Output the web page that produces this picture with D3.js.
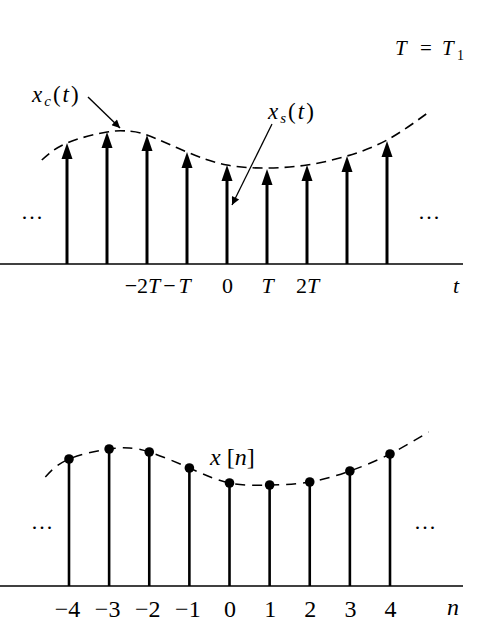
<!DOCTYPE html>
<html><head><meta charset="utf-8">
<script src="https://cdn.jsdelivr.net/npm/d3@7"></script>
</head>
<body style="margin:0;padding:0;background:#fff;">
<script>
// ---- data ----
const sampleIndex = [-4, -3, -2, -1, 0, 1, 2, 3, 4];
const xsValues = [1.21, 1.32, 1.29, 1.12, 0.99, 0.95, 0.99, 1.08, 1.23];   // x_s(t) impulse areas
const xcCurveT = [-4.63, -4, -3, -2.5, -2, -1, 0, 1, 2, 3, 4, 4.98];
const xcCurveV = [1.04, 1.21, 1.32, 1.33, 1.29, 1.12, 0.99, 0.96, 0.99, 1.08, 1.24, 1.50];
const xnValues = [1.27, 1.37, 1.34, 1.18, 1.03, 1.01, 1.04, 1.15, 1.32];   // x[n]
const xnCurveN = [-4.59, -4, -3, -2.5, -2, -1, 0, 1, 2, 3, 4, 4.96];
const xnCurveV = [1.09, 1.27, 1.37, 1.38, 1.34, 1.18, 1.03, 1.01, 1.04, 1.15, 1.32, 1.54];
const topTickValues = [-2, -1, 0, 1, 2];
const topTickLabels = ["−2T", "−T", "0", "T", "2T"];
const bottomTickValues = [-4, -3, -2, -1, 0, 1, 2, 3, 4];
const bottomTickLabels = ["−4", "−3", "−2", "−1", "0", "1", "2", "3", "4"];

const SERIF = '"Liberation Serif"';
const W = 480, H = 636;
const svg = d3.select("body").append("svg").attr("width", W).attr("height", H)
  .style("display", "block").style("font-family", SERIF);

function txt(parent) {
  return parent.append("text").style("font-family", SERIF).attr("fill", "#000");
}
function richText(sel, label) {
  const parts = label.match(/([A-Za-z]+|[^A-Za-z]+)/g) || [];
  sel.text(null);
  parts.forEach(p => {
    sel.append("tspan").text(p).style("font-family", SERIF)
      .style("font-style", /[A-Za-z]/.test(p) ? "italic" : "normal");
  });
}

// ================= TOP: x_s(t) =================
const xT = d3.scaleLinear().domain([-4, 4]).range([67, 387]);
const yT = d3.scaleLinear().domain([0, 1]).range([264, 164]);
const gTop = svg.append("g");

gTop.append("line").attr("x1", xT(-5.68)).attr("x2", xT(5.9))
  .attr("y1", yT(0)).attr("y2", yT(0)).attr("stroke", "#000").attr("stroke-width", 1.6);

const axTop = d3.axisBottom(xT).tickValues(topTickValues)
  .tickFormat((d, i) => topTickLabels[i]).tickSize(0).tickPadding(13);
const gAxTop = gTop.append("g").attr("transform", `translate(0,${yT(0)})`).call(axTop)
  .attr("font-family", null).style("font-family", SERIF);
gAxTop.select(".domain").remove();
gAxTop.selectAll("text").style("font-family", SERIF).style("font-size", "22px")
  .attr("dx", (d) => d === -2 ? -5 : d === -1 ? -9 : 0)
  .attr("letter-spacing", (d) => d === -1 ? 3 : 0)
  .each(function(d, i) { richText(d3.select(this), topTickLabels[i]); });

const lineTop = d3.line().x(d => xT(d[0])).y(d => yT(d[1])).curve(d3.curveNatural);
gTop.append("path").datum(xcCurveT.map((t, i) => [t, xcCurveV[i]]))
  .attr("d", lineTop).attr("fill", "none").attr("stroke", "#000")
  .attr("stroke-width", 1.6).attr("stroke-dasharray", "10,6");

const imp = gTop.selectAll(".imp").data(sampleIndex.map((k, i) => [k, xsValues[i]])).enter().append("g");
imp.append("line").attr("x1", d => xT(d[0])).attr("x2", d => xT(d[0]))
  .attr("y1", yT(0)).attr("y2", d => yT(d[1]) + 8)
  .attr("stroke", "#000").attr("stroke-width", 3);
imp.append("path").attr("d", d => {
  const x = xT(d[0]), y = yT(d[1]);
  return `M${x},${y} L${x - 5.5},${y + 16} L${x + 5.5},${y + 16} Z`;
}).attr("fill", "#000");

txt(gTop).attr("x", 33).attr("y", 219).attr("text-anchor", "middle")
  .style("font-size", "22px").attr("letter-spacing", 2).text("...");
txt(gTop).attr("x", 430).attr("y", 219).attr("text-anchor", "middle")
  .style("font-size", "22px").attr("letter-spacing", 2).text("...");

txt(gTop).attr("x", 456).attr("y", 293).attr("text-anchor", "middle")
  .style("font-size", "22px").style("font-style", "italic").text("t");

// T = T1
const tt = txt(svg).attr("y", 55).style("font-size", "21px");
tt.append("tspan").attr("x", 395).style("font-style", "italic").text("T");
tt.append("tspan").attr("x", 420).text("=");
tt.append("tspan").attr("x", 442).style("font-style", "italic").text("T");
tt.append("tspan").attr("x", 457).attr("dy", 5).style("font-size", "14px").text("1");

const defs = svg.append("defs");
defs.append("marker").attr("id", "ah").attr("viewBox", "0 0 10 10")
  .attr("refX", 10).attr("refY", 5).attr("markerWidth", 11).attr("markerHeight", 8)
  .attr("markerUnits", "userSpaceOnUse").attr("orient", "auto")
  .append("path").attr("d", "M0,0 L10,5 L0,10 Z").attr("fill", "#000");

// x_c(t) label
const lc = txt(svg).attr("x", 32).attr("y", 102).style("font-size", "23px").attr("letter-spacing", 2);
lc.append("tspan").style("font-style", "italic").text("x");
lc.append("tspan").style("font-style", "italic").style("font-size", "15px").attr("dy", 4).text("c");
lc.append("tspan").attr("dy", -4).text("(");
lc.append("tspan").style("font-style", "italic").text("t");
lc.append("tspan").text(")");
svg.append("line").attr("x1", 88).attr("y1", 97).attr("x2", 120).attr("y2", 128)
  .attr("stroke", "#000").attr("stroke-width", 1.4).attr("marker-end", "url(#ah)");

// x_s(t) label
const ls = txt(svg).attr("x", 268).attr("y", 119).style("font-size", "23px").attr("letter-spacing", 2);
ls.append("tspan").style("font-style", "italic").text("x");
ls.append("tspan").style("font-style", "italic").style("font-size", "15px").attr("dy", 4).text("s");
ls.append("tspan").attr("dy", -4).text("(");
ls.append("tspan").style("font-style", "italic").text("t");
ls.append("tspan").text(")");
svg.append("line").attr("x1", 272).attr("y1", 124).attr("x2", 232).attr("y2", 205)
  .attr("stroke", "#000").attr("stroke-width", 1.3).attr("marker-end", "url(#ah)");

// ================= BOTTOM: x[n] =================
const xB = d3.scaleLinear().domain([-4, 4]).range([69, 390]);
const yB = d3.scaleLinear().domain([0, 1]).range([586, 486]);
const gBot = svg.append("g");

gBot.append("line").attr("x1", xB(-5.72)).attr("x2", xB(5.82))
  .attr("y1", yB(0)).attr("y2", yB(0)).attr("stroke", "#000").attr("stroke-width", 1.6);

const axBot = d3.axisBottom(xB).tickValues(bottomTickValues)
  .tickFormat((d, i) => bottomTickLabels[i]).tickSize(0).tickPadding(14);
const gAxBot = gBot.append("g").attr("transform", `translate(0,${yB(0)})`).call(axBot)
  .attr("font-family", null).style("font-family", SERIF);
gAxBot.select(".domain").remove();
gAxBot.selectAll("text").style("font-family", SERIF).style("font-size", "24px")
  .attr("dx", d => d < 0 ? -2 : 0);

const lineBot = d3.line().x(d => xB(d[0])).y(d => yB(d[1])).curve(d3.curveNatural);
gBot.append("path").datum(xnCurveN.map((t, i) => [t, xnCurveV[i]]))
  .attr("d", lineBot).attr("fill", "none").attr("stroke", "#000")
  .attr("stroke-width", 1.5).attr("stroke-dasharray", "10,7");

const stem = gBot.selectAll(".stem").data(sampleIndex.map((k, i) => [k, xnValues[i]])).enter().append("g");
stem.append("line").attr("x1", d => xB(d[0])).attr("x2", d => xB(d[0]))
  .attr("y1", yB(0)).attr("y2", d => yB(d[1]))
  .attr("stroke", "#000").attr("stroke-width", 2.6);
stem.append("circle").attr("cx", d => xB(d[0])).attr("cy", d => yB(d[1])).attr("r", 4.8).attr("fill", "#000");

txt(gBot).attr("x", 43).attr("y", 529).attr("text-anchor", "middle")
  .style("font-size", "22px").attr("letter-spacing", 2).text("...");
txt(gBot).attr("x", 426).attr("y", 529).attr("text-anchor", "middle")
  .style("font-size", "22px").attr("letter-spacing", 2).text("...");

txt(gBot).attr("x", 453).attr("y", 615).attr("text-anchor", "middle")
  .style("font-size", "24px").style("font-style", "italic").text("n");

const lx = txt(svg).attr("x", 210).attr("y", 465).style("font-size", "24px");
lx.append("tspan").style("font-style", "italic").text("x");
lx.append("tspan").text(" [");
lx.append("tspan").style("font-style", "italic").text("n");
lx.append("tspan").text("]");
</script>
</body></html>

--

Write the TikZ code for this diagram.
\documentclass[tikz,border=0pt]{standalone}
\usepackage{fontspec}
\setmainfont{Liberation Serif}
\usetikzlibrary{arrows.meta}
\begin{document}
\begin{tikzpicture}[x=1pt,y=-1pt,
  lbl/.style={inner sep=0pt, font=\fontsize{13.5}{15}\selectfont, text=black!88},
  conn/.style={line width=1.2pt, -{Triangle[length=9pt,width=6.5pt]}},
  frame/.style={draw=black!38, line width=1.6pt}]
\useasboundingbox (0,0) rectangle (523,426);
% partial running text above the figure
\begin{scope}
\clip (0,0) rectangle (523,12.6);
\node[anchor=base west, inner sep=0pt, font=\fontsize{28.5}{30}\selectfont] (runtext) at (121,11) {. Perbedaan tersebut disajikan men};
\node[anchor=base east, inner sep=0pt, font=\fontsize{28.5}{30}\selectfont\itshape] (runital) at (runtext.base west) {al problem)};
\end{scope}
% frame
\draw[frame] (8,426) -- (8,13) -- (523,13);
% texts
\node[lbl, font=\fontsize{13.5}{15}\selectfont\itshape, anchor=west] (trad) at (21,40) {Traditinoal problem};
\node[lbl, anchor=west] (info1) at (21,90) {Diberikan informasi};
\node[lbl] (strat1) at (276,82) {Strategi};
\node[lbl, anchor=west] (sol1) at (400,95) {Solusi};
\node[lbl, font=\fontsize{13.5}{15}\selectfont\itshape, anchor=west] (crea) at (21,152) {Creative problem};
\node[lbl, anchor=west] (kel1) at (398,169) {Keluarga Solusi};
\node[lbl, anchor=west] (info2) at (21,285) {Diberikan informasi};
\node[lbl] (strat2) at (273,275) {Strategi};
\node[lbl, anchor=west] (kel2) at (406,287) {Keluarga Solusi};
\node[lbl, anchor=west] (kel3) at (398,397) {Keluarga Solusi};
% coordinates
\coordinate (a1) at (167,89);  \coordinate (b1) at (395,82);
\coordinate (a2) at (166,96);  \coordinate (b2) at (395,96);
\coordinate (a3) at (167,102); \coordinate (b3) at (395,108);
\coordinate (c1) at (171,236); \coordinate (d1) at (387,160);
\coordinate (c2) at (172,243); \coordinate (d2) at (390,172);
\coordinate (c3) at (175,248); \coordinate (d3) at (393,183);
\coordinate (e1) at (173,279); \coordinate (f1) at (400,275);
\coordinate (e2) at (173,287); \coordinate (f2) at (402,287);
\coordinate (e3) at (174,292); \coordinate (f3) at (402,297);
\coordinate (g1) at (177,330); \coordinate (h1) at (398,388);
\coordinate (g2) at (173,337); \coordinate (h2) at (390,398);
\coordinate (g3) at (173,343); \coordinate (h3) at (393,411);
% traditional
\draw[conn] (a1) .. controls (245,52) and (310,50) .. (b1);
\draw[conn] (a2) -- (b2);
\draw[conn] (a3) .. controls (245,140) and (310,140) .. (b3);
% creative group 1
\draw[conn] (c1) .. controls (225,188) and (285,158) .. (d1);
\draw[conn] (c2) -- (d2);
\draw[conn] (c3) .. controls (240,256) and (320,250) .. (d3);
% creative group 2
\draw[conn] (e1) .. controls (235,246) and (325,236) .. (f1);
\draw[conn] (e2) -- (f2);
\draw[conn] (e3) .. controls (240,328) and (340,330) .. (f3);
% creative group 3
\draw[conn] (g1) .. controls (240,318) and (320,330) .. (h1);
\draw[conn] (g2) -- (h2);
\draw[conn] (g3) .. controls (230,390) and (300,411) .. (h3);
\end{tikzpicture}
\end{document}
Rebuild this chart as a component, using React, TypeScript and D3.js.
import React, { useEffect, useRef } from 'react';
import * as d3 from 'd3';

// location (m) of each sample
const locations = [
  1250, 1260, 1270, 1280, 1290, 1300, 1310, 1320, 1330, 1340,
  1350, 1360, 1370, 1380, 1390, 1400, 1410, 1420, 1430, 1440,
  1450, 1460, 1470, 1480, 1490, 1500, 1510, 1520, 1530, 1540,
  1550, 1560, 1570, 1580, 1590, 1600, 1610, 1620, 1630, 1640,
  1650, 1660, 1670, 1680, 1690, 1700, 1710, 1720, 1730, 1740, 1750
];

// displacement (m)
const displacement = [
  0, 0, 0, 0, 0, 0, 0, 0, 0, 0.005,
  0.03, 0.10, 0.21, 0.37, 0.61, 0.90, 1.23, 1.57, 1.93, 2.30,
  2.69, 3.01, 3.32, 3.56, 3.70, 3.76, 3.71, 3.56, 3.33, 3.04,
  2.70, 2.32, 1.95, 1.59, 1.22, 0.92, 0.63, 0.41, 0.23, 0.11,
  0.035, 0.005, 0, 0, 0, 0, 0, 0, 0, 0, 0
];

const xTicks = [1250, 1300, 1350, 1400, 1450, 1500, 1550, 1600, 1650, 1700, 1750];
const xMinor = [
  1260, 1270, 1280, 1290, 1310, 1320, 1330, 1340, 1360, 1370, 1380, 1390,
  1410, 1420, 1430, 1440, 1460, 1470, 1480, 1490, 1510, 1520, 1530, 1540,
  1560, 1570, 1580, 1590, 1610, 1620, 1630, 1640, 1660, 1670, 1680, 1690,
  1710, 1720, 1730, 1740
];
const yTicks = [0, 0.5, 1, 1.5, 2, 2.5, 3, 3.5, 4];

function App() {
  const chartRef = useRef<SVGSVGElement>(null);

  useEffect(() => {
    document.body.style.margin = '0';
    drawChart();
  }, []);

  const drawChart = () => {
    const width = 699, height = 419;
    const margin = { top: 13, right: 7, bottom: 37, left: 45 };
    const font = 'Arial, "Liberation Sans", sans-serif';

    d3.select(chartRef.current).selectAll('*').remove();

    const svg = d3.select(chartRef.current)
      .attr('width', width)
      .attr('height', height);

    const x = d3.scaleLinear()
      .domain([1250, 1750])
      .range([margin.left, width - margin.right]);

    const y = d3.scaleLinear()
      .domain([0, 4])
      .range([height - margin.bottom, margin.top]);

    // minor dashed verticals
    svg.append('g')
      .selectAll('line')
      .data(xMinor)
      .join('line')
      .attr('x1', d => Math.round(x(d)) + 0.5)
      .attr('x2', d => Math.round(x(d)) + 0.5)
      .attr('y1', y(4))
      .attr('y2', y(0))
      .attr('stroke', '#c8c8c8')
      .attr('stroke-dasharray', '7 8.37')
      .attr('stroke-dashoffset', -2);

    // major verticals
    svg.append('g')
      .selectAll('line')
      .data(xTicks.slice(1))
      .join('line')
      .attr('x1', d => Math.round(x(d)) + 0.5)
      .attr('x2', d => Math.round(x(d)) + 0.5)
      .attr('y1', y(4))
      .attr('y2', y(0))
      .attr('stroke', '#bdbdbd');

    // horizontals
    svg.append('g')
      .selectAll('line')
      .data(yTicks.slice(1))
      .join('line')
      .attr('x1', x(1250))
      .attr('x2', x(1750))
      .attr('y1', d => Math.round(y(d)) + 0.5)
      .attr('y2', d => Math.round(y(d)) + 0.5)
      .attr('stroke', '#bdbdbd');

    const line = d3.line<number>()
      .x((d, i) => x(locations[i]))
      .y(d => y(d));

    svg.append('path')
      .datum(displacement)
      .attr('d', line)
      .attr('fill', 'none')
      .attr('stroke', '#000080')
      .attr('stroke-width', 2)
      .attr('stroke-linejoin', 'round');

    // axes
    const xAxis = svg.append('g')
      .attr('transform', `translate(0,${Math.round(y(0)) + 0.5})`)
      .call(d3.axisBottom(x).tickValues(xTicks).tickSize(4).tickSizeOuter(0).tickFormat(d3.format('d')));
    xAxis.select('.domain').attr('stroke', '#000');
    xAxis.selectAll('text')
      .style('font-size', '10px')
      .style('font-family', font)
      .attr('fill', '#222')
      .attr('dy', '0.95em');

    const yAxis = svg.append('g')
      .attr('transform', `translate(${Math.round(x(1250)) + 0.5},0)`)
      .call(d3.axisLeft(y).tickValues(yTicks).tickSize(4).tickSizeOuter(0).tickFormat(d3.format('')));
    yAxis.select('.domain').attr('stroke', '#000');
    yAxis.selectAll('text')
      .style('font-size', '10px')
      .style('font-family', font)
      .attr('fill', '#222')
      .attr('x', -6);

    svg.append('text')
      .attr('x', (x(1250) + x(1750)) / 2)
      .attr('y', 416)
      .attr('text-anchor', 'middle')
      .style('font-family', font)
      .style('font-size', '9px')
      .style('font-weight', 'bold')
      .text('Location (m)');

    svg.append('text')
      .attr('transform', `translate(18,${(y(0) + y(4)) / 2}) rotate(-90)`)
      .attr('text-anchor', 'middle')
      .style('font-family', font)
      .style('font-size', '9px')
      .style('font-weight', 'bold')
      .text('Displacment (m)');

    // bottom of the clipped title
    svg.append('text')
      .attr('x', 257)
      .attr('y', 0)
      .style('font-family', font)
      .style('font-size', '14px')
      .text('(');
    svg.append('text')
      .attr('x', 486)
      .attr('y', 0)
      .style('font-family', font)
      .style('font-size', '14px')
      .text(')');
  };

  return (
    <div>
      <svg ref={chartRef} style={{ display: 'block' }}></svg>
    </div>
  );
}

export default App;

*Set problem*. Search the listing above for the string "this". Copy every line that contains it.

*Written answer*.
Output the web page that produces this picture with D3.js.
  .each(function(d, i) { richText(d3.select(this), topTickLabels[i]); });
Write the TikZ code for this diagram.
Rebuild this chart as a component, using React, TypeScript and D3.js.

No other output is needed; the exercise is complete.